4 Thoughts on "Ask The Chefs: 2019 Lessons Learned"

Charlie Rapple: “Open access and access control for scholarly articles continue to suck in so much of the debate, when arguably we should be focused not on who has access to the scholarly content, and how – but on incentivizing the creation of more non-scholarly content with more focus on real-world impact.”

Surely “real-world impact” is a direct function of “(w)ho has access to the scholarly content, and how.” Bob Metcalf is correct: The value of a network is the number of users squared.

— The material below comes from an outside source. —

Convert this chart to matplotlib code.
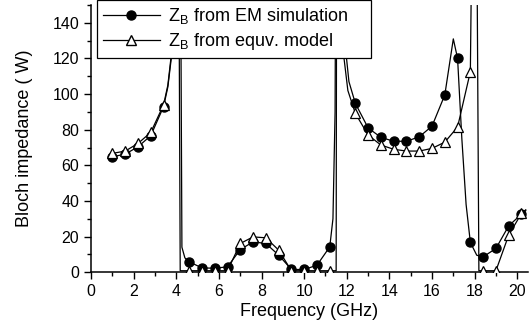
import matplotlib
matplotlib.use("Agg")
import matplotlib.pyplot as plt
from matplotlib.ticker import MultipleLocator

plt.rcParams['font.family'] = ['Liberation Sans', 'DejaVu Sans']

# marker points (GHz, Ohm)
em_f = [1.0, 1.6, 2.2, 2.8, 3.4, 4.6, 5.2, 5.8, 6.4, 7.0, 7.6, 8.2, 8.8, 9.4, 10.0,
        10.6, 11.2, 12.4, 13.0, 13.6, 14.2, 14.8, 15.4, 16.0, 16.6, 17.2, 17.8,
        18.4, 19.0, 19.6, 20.2]
em_z = [64.8, 66.3, 70.4, 76.7, 93.0, 5.8, 2.4, 2.2, 3.0, 12.7, 17.0, 16.1, 9.6,
        1.5, 1.5, 3.9, 14.2, 94.8, 81.0, 75.7, 73.5, 73.5, 76.0, 82.0, 99.5,
        120.0, 16.7, 8.6, 13.3, 26.0, 32.6]

eq_f = em_f
eq_z = [66.7, 68.0, 72.3, 78.5, 94.0, 0.8, 0.8, 0.8, 0.8, 16.1, 19.8, 19.3, 12.4,
        0.8, 0.8, 0.8, 0.8, 89.2, 77.0, 71.4, 69.0, 68.0, 68.0, 69.5, 73.0,
        81.5, 112.6, 0.8, 0.8, 20.8, 33.0]

# connecting curves, incl. the resonance spikes
em_line_f = [1.0, 1.6, 2.2, 2.8, 3.4, 3.6, 3.8, 3.95, 4.2, 4.26, 4.4, 4.6, 5.2, 5.8,
             6.4, 7.0, 7.6, 8.2, 8.8, 9.4, 10.0, 10.6, 11.2, 11.35, 11.45, 11.5, 11.9,
             11.97, 12.1, 12.4, 13.0, 13.6, 14.2, 14.8, 15.4, 16.0, 16.6, 17.0,
             17.2, 17.4, 17.6, 17.8, 18.1, 18.4, 19.0, 19.6, 20.2, 20.4]
em_line_z = [64.8, 66.3, 70.4, 76.7, 93.0, 104, 124, 170, 170, 14, 8, 5.8, 2.4, 2.2,
             3.0, 12.7, 17.0, 16.1, 9.6, 1.5, 1.5, 3.9, 14.2, 30, 90, 250, 170,
             122, 107, 94.8, 81.0, 75.7, 73.5, 73.5, 76.0, 82.0, 99.5, 131,
             120.0, 75, 38, 16.7, 9.5, 8.6, 13.3, 26.0, 32.6, 34.5]

eq_line_f = [1.0, 1.6, 2.2, 2.8, 3.4, 3.6, 3.8, 3.93, 4.12, 4.18, 4.6, 5.2, 5.8, 6.4,
             7.0, 7.6, 8.2, 8.8, 9.4, 10.0, 10.6, 11.2, 11.5, 11.53, 11.75, 11.85,
             12.05, 12.4, 13.0, 13.6, 14.2, 14.8, 15.4, 16.0, 16.6, 17.2, 17.8,
             17.97, 18.05, 18.2, 18.4, 19.0, 19.6, 20.2, 20.4]
eq_line_z = [66.7, 68.0, 72.3, 78.5, 94.0, 105, 126, 170, 170, 0.8, 0.8, 0.8, 0.8, 0.8,
             16.1, 19.8, 19.3, 12.4, 0.8, 0.8, 0.8, 0.8, 0.8, 250, 250, 122,
             102, 89.2, 77.0, 71.4, 69.0, 68.0, 68.0, 69.5, 73.0, 81.5, 112.6,
             300, 300, 0.8, 0.8, 0.8, 20.8, 33.0, 35.0]

fig = plt.figure(figsize=(5.3, 3.36), dpi=100)
ax = fig.add_axes([0.172, 0.19, 0.824, 0.795])

ax.plot(em_line_f, em_line_z, color='black', lw=0.9)
ax.plot(eq_line_f, eq_line_z, color='black', lw=0.9)
ax.plot(em_f, em_z, 'o', color='black', ms=6.5, zorder=3)
ax.plot(eq_f, eq_z, '^', mfc='white', mec='black', mew=0.9, ms=7, zorder=4)

# legend handles
h1, = ax.plot([], [], '-o', color='black', lw=0.9, ms=6.5)
h2, = ax.plot([], [], '-^', color='black', mfc='white', lw=0.9, ms=7)
leg = ax.legend([h1, h2], [r'$\mathregular{Z_B}$ from EM simulation',
                           r'$\mathregular{Z_B}$ from equv. model'],
                loc='upper left', bbox_to_anchor=(0.0137, 0.5, 0.627, 0.517),
                mode='expand', borderaxespad=0,
                fancybox=False, edgecolor='black', framealpha=1, fontsize=13,
                handlelength=3.2, handletextpad=0.45, labelspacing=0.3,
                borderpad=0.3)
leg.get_frame().set_linewidth(0.9)

ax.set_xlim(0, 20.5)
ax.set_ylim(0, 150)
ax.xaxis.set_major_locator(MultipleLocator(2))
ax.xaxis.set_minor_locator(MultipleLocator(1))
ax.yaxis.set_major_locator(MultipleLocator(20))
ax.yaxis.set_minor_locator(MultipleLocator(10))
ax.tick_params(which='major', length=5, width=1, labelsize=11.5)
ax.tick_params(which='minor', length=3, width=1)
ax.spines['top'].set_visible(False)
ax.spines['right'].set_visible(False)
ax.spines['left'].set_linewidth(1.1)
ax.spines['bottom'].set_linewidth(1.1)

ax.set_xlabel('Frequency (GHz)', fontsize=13, labelpad=3)
ax.set_ylabel('Bloch impedance ( W)', fontsize=13, labelpad=14)

fig.savefig('out.png', dpi=100)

Hi Jim, no, I don’t think real-world impact derives from scholarly content. It derives from “non-scholarly” content – materials and messaging that are specifically developed for real-world target audiences – leaflets for patients, consultancy with industry, apps for school children or farmers in developing countries – etc. Of course, the scholarly content can also indirectly lead to real-world impact, when other academics take forward your work and then create real-world impact that has your work in its DNA. So yes, of course, some real-world impact is a function of access to scholarly content. But we would be kidding ourselves if we thought scholarly content, and access to it, are enough of a pathway to impact, by themselves.

Indeed. Disinformation has been the norm in China (“the only truth in the People’s Daily is the date”) and elsewhere, and caution toward any information becomes ingrained to the point that one might believe nothing. Watching disinformation campaigns unfold large-scale in the west has been disheartening, though I am glad that people are realising that it is an issue.